Required task: Below are the records; extract from them the line containing "Write a Python" to the line containing "import pandas as pd", both lines included, exactly and with no pictures.

Data excerpts:
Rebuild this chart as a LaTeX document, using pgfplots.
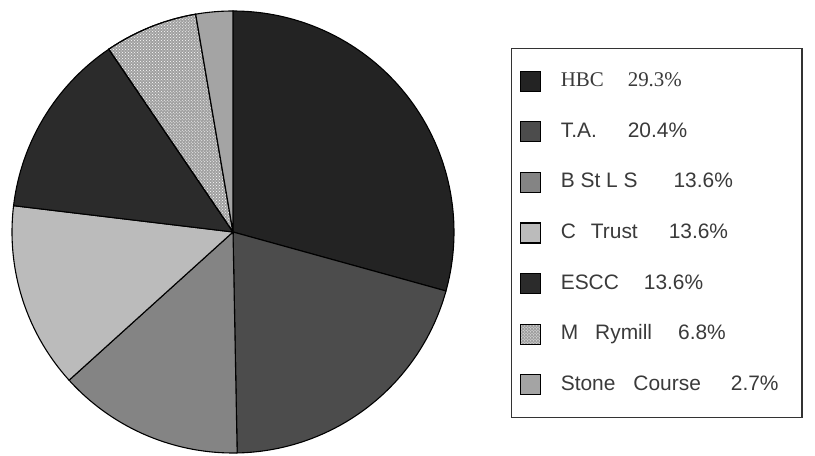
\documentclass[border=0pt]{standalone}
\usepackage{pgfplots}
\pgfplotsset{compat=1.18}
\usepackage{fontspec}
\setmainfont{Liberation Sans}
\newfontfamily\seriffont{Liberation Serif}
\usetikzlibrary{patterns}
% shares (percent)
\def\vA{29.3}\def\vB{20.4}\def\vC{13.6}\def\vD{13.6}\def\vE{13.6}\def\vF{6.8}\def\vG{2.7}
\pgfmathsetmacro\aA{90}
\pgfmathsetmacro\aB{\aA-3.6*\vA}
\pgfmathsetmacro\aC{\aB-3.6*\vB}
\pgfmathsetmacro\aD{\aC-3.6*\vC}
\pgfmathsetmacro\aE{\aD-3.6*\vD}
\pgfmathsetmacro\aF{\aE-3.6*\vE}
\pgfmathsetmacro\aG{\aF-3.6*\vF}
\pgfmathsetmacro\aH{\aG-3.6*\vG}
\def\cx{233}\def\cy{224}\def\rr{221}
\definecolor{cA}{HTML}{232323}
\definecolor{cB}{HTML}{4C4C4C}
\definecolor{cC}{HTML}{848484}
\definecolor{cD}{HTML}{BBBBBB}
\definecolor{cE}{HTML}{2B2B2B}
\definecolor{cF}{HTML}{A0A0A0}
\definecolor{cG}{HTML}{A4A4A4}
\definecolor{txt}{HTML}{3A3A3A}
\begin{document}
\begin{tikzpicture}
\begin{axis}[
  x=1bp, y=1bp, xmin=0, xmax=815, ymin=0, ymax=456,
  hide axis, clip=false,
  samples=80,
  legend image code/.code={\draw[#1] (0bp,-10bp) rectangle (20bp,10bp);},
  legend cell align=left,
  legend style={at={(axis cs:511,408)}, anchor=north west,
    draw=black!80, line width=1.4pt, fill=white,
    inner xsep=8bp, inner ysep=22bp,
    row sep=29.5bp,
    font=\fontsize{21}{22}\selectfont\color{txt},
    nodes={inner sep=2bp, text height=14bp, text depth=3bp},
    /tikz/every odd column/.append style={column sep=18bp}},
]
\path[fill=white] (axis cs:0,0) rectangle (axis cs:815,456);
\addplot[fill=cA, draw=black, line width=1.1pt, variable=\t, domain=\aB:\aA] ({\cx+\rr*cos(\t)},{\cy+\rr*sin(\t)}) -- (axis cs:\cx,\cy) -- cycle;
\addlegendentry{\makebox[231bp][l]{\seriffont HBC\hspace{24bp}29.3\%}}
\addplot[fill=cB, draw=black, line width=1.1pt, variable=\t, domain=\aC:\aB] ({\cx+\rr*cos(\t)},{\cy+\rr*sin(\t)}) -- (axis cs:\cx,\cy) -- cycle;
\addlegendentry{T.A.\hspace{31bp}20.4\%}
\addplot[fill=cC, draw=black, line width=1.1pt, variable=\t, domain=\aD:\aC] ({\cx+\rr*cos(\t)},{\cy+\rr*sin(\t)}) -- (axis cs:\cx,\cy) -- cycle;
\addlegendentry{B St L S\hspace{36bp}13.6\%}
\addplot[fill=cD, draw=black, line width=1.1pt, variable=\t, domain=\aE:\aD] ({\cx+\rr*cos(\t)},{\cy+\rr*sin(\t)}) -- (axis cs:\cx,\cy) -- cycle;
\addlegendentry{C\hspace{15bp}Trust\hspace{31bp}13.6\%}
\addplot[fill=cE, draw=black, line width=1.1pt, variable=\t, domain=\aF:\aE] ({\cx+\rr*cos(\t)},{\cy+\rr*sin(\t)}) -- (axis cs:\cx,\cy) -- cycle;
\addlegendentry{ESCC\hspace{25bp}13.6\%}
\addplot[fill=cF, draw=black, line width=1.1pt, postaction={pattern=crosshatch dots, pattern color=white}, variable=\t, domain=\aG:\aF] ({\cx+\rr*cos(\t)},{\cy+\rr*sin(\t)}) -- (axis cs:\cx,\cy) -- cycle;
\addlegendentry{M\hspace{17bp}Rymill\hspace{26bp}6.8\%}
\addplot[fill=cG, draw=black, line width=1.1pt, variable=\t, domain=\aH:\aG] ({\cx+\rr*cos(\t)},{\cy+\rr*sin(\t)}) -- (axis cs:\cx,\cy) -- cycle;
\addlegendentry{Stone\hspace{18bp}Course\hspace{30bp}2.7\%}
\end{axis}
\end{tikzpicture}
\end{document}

* * *

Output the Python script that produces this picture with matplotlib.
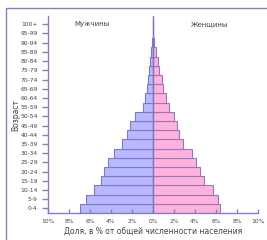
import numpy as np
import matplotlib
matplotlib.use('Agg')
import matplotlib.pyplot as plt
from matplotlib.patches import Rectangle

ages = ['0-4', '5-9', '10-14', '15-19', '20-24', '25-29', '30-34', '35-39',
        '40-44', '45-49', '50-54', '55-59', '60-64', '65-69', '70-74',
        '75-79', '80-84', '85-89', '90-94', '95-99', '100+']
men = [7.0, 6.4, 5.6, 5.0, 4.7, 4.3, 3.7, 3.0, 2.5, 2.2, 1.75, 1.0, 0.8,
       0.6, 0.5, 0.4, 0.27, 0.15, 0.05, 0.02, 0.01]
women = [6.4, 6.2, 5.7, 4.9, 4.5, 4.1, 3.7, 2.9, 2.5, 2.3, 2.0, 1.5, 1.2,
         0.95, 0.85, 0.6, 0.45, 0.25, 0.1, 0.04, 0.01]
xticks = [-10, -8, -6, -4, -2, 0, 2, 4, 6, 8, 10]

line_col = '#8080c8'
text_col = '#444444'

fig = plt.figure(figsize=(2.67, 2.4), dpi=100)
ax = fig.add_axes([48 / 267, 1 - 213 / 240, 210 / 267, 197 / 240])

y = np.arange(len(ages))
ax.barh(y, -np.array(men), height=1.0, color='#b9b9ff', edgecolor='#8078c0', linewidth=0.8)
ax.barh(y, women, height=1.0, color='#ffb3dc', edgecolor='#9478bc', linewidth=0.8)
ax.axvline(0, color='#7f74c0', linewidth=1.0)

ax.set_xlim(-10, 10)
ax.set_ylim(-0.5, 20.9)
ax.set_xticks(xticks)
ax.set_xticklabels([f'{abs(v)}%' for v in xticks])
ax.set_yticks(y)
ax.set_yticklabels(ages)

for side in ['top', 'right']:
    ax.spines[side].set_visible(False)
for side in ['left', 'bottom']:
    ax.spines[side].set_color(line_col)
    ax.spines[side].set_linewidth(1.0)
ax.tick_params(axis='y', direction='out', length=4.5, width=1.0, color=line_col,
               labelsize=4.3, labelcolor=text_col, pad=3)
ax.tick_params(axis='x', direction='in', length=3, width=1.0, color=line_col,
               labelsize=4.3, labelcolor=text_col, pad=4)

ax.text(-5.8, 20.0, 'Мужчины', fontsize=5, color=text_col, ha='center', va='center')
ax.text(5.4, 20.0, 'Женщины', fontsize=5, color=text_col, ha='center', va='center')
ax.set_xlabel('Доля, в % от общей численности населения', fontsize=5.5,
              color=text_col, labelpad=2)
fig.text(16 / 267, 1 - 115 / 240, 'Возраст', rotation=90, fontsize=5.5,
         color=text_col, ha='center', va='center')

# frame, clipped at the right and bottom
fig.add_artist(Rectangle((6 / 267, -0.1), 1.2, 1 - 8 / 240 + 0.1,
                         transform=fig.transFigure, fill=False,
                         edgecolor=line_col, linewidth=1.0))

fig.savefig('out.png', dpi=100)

* * *

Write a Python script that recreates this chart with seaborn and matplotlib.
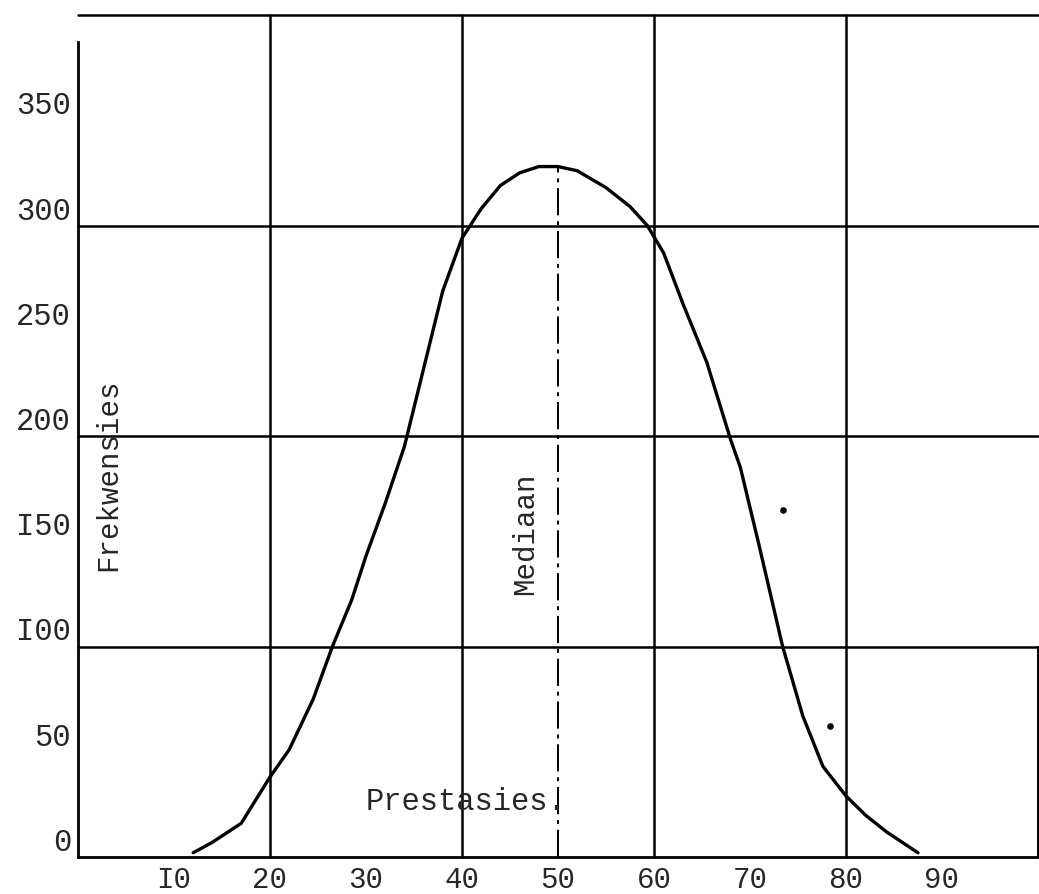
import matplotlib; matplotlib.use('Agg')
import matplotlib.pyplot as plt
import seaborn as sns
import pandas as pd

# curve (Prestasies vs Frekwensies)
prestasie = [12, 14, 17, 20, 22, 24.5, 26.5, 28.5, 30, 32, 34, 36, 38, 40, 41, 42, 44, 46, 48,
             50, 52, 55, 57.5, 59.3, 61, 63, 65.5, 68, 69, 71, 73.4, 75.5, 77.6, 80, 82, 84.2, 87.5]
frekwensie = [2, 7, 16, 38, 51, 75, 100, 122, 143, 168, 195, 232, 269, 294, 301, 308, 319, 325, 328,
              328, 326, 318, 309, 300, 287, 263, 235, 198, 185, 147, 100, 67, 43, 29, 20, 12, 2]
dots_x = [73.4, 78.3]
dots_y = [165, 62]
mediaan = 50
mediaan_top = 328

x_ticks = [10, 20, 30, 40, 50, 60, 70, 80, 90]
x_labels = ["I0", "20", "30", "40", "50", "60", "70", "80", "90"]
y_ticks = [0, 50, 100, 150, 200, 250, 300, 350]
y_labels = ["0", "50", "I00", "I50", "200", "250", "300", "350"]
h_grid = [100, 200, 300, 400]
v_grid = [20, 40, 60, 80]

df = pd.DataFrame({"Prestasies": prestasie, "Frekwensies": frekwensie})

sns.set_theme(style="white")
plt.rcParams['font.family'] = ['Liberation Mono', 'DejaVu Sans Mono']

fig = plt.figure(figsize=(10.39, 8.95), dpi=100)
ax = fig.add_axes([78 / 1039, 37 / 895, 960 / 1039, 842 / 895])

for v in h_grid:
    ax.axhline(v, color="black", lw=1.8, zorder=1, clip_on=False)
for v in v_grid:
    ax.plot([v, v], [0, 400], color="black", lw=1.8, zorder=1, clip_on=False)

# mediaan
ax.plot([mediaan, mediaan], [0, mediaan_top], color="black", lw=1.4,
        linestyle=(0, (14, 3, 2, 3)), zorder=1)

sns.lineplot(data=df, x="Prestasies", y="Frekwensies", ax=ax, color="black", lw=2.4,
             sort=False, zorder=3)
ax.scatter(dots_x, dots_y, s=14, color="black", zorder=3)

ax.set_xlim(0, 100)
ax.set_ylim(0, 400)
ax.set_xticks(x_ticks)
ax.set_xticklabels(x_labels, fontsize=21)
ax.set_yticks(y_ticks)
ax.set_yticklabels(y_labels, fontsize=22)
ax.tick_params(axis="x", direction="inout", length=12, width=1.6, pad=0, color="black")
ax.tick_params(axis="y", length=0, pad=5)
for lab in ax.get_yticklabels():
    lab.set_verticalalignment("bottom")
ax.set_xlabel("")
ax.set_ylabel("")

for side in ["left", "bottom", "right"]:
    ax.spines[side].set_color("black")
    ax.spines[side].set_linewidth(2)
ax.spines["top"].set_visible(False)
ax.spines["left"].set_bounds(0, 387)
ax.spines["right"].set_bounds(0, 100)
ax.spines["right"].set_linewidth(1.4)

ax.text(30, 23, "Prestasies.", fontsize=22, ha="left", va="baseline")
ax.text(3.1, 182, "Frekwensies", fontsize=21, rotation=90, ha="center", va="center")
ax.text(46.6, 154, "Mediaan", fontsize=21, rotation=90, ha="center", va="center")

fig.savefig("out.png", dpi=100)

Exercise answer:
Write a Python script that recreates this chart with seaborn and matplotlib.
import matplotlib; matplotlib.use('Agg')
import matplotlib.pyplot as plt
import seaborn as sns
import pandas as pd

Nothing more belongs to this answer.